RAY: So, the question very simply is --

TOM: What kind of a tree was it?

RAY: Why did she dump him in the first place? Didn't she know he was going to become a sea captain?

TOM: He wouldn't have --

RAY: If she hadn't dumped him. He had something to prove.

TOM: He would have married her and right after he graduated from high school, he'd have gotten a job at the hardware store and he would have been a boring, like the rest of us, husband.

RAY: Right.

TOM: Instead of having been a swashbuckling --

RAY: Yes.

TOM: Sea captain.

Answer: 

RAY: I thought this was a good puzzle for all the kids.

TOM: All the kids doing math problems?

RAY: Right, whose brains are a little bit creaky.

TOM: But, you know, and the only ones who would get this right would be the kids in aggie school.

RAY: Aggie school, right.

TOM: Right?

RAY: Yes.

TOM: All those mathematicians at MIT would get it wrong.

RAY: Right, and the kids in agricultural school would know --

TOM: Agricultural school would go, bingo.

RAY: -- that trees grow from the top. And the heart that was five feet above the ground is still five feet above the ground.

TOM: I was shocked to hear this. How can something grow from the top? There is no roots up there. There ain't no water up there.

RAY: There isn't no roots.

TOM: There isn't no roots up there. I mean, how can that be?

RAY: Well, it's one of those mysteries.

TOM: Huh? It is, huh?

RAY: The tree gets bigger in girth. But if a branch starts off at five feet above the ground, a carving, that's where it stays. Pretty much.
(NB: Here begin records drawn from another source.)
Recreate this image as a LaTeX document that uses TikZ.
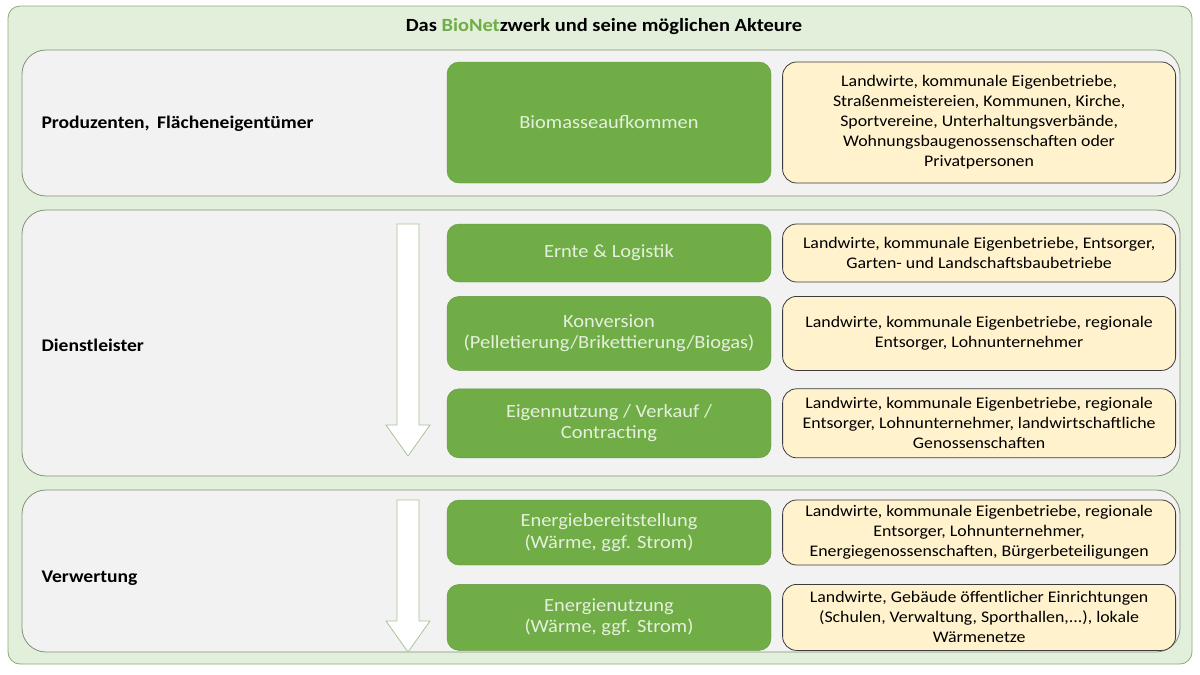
\documentclass[tikz,border=0pt]{standalone}
\usepackage{fontspec}
\setmainfont[FakeStretch=1.1]{Carlito}
\usetikzlibrary{positioning}
\definecolor{bggreen}{RGB}{226,239,218}
\definecolor{bgline}{RGB}{140,170,120}
\definecolor{panelgray}{RGB}{242,242,242}
\definecolor{panelline}{RGB}{130,145,120}
\definecolor{stagegreen}{RGB}{112,173,71}
\definecolor{stageline}{RGB}{95,150,60}
\definecolor{stagetext}{RGB}{228,240,220}
\definecolor{actorfill}{RGB}{255,242,204}
\definecolor{actorline}{RGB}{60,60,60}
\definecolor{arrowline}{RGB}{170,195,150}

\begin{document}
\begin{tikzpicture}[x=1pt,y=-1pt,
    node distance=14pt,
    panel/.style={
        draw=panelline, fill=panelgray, rounded corners=24pt,
        line width=0.8pt, minimum width=1158pt, inner sep=0pt
    },
    stage/.style={
        draw=stageline, fill=stagegreen, rounded corners=12pt,
        minimum width=324pt, inner sep=2pt, align=center,
        text=stagetext, font=\fontsize{18.6}{21.5}\selectfont
    },
    actors/.style={
        draw=actorline, fill=actorfill, rounded corners=14pt,
        minimum width=393pt, inner sep=2pt, align=center,
        line width=0.8pt, font=\fontsize{16.2}{20}\selectfont
    },
    rowlabel/.style={anchor=west, font=\fontsize{17.8}{20}\selectfont\bfseries},
    flow/.style={draw=arrowline, fill=white, line width=0.8pt, line join=miter}
]
\useasboundingbox (0,0) rectangle (1200,675);
\fill[white] (0,0) rectangle (1200,675);
\draw[bgline, fill=bggreen, rounded corners=12pt, line width=0.8pt] (8,6) rectangle (1192,664);

% title
\node[font=\fontsize{18.6}{20}\selectfont\bfseries] (title) at (604,27)
    {Das \textcolor{stagegreen}{BioNet}zwerk und seine möglichen Akteure};

% the three rows
\node[panel, minimum height=146pt] (prodpanel) at (601,123) {};
\node[panel, minimum height=266pt] (dienstpanel) at (601,343) {};
\node[panel, minimum height=162pt] (verwpanel) at (601,571) {};

\node[rowlabel] (prodlabel) at (38,124) {Produzenten,\, Flächeneigentümer};
\node[rowlabel] (dienstlabel) at (38,345) {Dienstleister};
\node[rowlabel] (verwlabel) at (38,578) {Verwertung};

% stages
\node[stage, minimum height=121pt] (biomasse) at (609,122.5) {Biomasseaufkommen};
\node[stage, minimum height=58pt] (ernte) at (609,253) {Ernte \& Logistik};
\node[stage, minimum height=74pt, below=of ernte] (konversion)
    {Konversion\\(Pelletierung/Brikettierung/Biogas)};
\node[stage, minimum height=69pt, below=18pt of konversion] (verkauf)
    {Eigennutzung / Verkauf /\\Contracting};
\node[stage, minimum height=65pt] (bereitstellung) at (609,532.5)
    {Energiebereitstellung\\(Wärme, ggf. Strom)};
\node[stage, minimum height=66pt, below=19pt of bereitstellung] (nutzung)
    {Energienutzung\\(Wärme, ggf. Strom)};

% actors
\node[actors, minimum height=121pt, right=11pt of biomasse] (biomasseakt)
    {Landwirte, kommunale Eigenbetriebe,\\Straßenmeistereien, Kommunen, Kirche,\\Sportvereine, Unterhaltungsverbände,\\Wohnungsbaugenossenschaften oder\\Privatpersonen};
\node[actors, minimum height=58pt, right=11pt of ernte] (ernteakt)
    {Landwirte, kommunale Eigenbetriebe, Entsorger,\\Garten- und Landschaftsbaubetriebe};
\node[actors, minimum height=74pt, right=11pt of konversion] (konversionakt)
    {Landwirte, kommunale Eigenbetriebe, regionale\\Entsorger, Lohnunternehmer};
\node[actors, minimum height=69pt, right=11pt of verkauf] (verkaufakt)
    {Landwirte, kommunale Eigenbetriebe, regionale\\Entsorger, Lohnunternehmer, landwirtschaftliche\\Genossenschaften};
\node[actors, minimum height=65pt, right=11pt of bereitstellung] (bereitstellungakt)
    {Landwirte, kommunale Eigenbetriebe, regionale\\Entsorger, Lohnunternehmer,\\Energiegenossenschaften, Bürgerbeteiligungen};
\node[actors, minimum height=66pt, right=11pt of nutzung] (nutzungakt)
    {Landwirte, Gebäude öffentlicher Einrichtungen\\(Schulen, Verwaltung, Sporthallen,...), lokale\\Wärmenetze};

% flow arrows
\coordinate (flowA) at (408,224);
\coordinate (flowB) at (408,500);
\draw[flow] (flowA) ++(-11,0) -- ++(22,0) -- ++(0,201) -- ++(11,0) -- ++(-22,31)
    -- ++(-22,-31) -- ++(11,0) -- cycle;
\draw[flow] (flowB) ++(-11,0) -- ++(22,0) -- ++(0,121) -- ++(11,0) -- ++(-22,31)
    -- ++(-22,-31) -- ++(11,0) -- cycle;
\end{tikzpicture}
\end{document}
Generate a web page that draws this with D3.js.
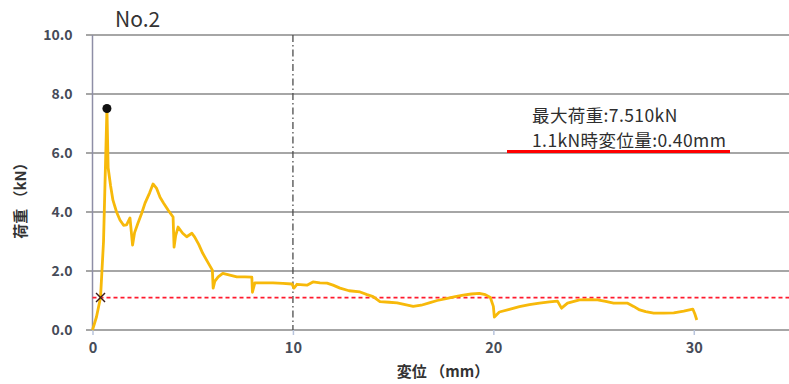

TOM: And it just adds to the top.

RAY: There you go.

TOM: To the top of what?

RAY: To the top of the tree.

TOM: But what if you did this when the tree was one foot tall? And you carved something down at the very bottom that was 2 inches off the ground.

RAY: It would still be there.

TOM: It would still be there.

RAY: Yeah. I don't believe it either.

TOM: That sounds like bull to me.

RAY: Well, like I said, i don't really believe it either but, it's close enough.

TOM: Geez, just take my word for it. Wow.

RAY: And who's going to win our 10th anniversary Car Talk T-shirt this week?

TOM: I don't know. The winner is Father, ooh, Father Mark Burlani from the Sacred Heart Church in Park, Kansas.